You do not have to know exactly what the animal, plant, fish or insect is. You can guess or just add animal, plant or even "something" to describe it. The community in iNaturalist will often help in identifying your observation.
Hover over the iNaturalist project tab to enable the links to the home page and the help guide.
What is iNaturalist?
iNaturalist is an online social network of people sharing biodiversity information to help each other learn about nature
It's also a crowdsourced species identification system and an organism occurrence recording tool. You can use it to record your own observations, get help with identifications, collaborate with others to collect this kind of information for a common purpose, or access the observational data collected by iNaturalist users.
However, despite the fact that iNat can be a bit technical and seems scientific, our primary goal in operating iNaturalist is to connect people to nature, and by that we mean getting people to feel that the non-human world has personal significance, and is worth protecting.
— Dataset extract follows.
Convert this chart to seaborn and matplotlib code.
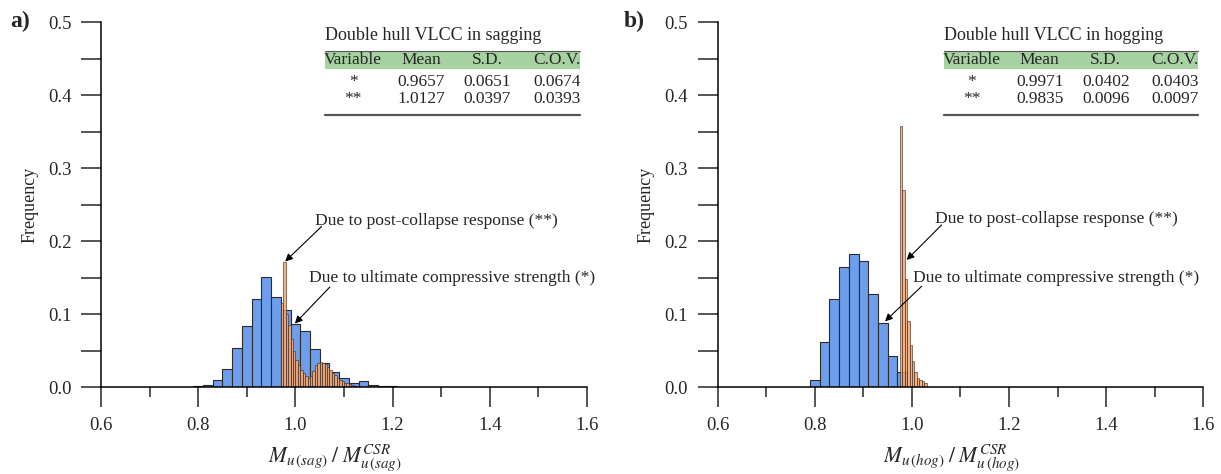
import numpy as np
import pandas as pd
import matplotlib
matplotlib.use('Agg')
import matplotlib.pyplot as plt
import seaborn as sns
from matplotlib.patches import Rectangle
from matplotlib.ticker import MultipleLocator

# ---- data (relative frequency per bin) ----
# sagging
sag_blue_start = 0.79
sag_blue_width = 0.02
sag_blue_freq = [0.001, 0.003, 0.010, 0.025, 0.053, 0.083, 0.121, 0.151, 0.124, 0.105,
                 0.086, 0.077, 0.052, 0.033, 0.020, 0.013, 0.006, 0.008, 0.003, 0.001, 0.001]
sag_orange_start = 0.970
sag_orange_width = 0.005
sag_orange_freq = [0.115, 0.171, 0.100, 0.085, 0.066, 0.050, 0.037, 0.030, 0.024, 0.019,
                   0.015, 0.013, 0.015, 0.022, 0.030, 0.033, 0.034, 0.033, 0.031, 0.027,
                   0.023, 0.019, 0.016, 0.013, 0.010, 0.008, 0.006, 0.005, 0.004, 0.003,
                   0.002, 0.001]
# hogging
hog_blue_start = 0.79
hog_blue_width = 0.02
hog_blue_freq = [0.009, 0.062, 0.121, 0.164, 0.182, 0.172, 0.128, 0.088, 0.043, 0.020]
hog_orange_start = 0.975
hog_orange_width = 0.005
hog_orange_freq = [0.357, 0.270, 0.148, 0.090, 0.057, 0.035, 0.021, 0.012, 0.010, 0.008, 0.005]

table_cols = ["Variable", "Mean", "S.D.", "C.O.V."]
sag_rows = [["*", "0.9657", "0.0651", "0.0674"], ["**", "1.0127", "0.0397", "0.0393"]]
hog_rows = [["*", "0.9971", "0.0402", "0.0403"], ["**", "0.9835", "0.0096", "0.0097"]]

sns.set_theme(style='ticks')
plt.rcParams['font.family'] = ['Liberation Serif', 'DejaVu Serif']
plt.rcParams['mathtext.fontset'] = 'stix'

BLUE = '#6D9EEB'
ORANGE = '#F3A46C'


def binned(start, width, freq):
    n = len(freq)
    centers = start + width * (np.arange(n) + 0.5)
    return pd.DataFrame({'x': centers, 'w': freq}), (start, start + n * width)


def panel(ax, blue, orange, title, rows, xlab, ann, tab_dx):
    dfb, rb = binned(*blue)
    dfo, ro = binned(*orange)
    sns.histplot(data=dfb, x='x', weights='w', binwidth=blue[1], binrange=rb, stat='count', ax=ax,
                 color=BLUE, alpha=1, edgecolor='#2b2b2b', linewidth=0.8)
    sns.histplot(data=dfo, x='x', weights='w', binwidth=orange[1], binrange=ro, stat='count', ax=ax,
                 color=ORANGE, alpha=0.85, edgecolor=(0.25, 0.15, 0.1, 0.7), linewidth=0.6)
    ax.set_xlim(0.6, 1.6)
    ax.set_ylim(0, 0.5)
    ax.xaxis.set_major_locator(MultipleLocator(0.2))
    ax.xaxis.set_minor_locator(MultipleLocator(0.1))
    ax.yaxis.set_major_locator(MultipleLocator(0.1))
    ax.yaxis.set_minor_locator(MultipleLocator(0.05))
    ax.xaxis.set_major_formatter(lambda v, p: f"{v:.1f}")
    ax.yaxis.set_major_formatter(lambda v, p: f"{v:.1f}")
    ax.tick_params(axis='x', which='major', length=14.4, width=1.1, pad=7, labelsize=13.5, direction='out')
    ax.tick_params(axis='x', which='minor', length=7.2, width=1.1, direction='out')
    ax.tick_params(axis='y', which='both', length=14.4, width=1.1, pad=7, labelsize=13.5, direction='out')
    for s in ['top', 'right']:
        ax.spines[s].set_visible(False)
    for s in ['left', 'bottom']:
        ax.spines[s].set_linewidth(1.1)
        ax.spines[s].set_color('black')
    ax.set_ylabel('Frequency', fontsize=13, labelpad=7)
    ax.set_xlabel(xlab, fontsize=15.5)
    ax.xaxis.set_label_coords(0.482, -0.152)

    # summary table
    x0, x1 = 0.461 + tab_dx, 0.985 + tab_dx
    cx = [0.519 + tab_dx, 0.659 + tab_dx, 0.795 + tab_dx, 0.938 + tab_dx]
    tr = ax.transAxes
    ax.text(x0, 0.962, title, transform=tr, fontsize=13, ha='left', va='center')
    ax.add_patch(Rectangle((x0, 0.872), x1 - x0, 0.050, transform=tr,
                           facecolor='#A6D1A0', edgecolor='none', clip_on=False))
    ax.plot([x0, x1], [0.922, 0.922], transform=tr, color='#555555', lw=0.8, clip_on=False)
    for c, t in zip(cx, table_cols):
        ax.text(c, 0.896, t, transform=tr, fontsize=12.5, ha='center', va='center')
    for r, yy in zip(rows, [0.835, 0.790]):
        for c, t in zip(cx, r):
            ax.text(c, yy, t, transform=tr, fontsize=12.5, ha='center', va='center')
    ax.plot([x0, x1], [0.746, 0.746], transform=tr, color='#555555', lw=1.6, clip_on=False)

    for txt, tpos, head, tail in ann:
        ax.text(tpos[0], tpos[1], txt, fontsize=12.6, ha='left', va='center')
        ax.annotate('', xy=head, xytext=tail,
                    arrowprops=dict(arrowstyle='-|>', color='black', lw=0.8,
                                    mutation_scale=11, shrinkA=0, shrinkB=0))


fig = plt.figure(figsize=(12.21, 4.74), dpi=100)
ax1 = fig.add_axes([0.0827, 0.1835, 0.398, 0.770])
ax2 = fig.add_axes([0.5878, 0.1835, 0.3977, 0.770])

panel(ax1, (sag_blue_start, sag_blue_width, sag_blue_freq),
      (sag_orange_start, sag_orange_width, sag_orange_freq),
      'Double hull VLCC in sagging', sag_rows,
      r'$M_{u\,(sag)}\;/\;M_{u\,(sag)}^{CSR}$',
      [('Due to post-collapse response (**)', (1.040, 0.227), (0.979, 0.172), (1.054, 0.220)),
       ('Due to ultimate compressive strength (*)', (1.029, 0.149), (0.999, 0.087), (1.071, 0.137))],
      0.0)
panel(ax2, (hog_blue_start, hog_blue_width, hog_blue_freq),
      (hog_orange_start, hog_orange_width, hog_orange_freq),
      'Double hull VLCC in hogging', hog_rows,
      r'$M_{u\,(hog)}\;/\;M_{u\,(hog)}^{CSR}$',
      [('Due to post-collapse response (**)', (1.0475, 0.230), (0.989, 0.174), (1.061, 0.222)),
       ('Due to ultimate compressive strength (*)', (1.002, 0.150), (0.9445, 0.090), (1.020, 0.138))],
      0.004)

fig.text(10 / 1221, 1 - 21 / 474, 'a)', fontsize=17, fontweight='bold', ha='left', va='center')
fig.text(624 / 1221, 1 - 21 / 474, 'b)', fontsize=17, fontweight='bold', ha='left', va='center')

fig.savefig('out.png', dpi=100)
We have a pretty nerdy way of doing that, of course, but we really believe that recording information about nature in a social context is a tremendous way to understand the awesome depth and breadth of life on Earth.
Our secondary goal is to generate scientifically valuable biodiversity data from these personal encounters. We believe iNat can achieve both of these goals simultaneously - in fact that they reinforce one another - but when we get pulled in conflicting directions, we measure success by our primary goal. If we connect people to nature without contributing to any specific scientific outcomes or quantifiable conservation results, then we're still doing our job, but if we just contribute to science without helping people care about the natural world, we’ll be on the wrong track.
CITU is interested in learning about what you observe along the tailwater. Insects, fish, plants and anything living you encounter on your day at the tailwater. We are currently working on a project map which will outline the tailwater boundary and include the park as well.
CITU has no control over the information you submit. We are hoping to get everyone excited about being outside and observing nature while they fish, play or picnic at the tailwater.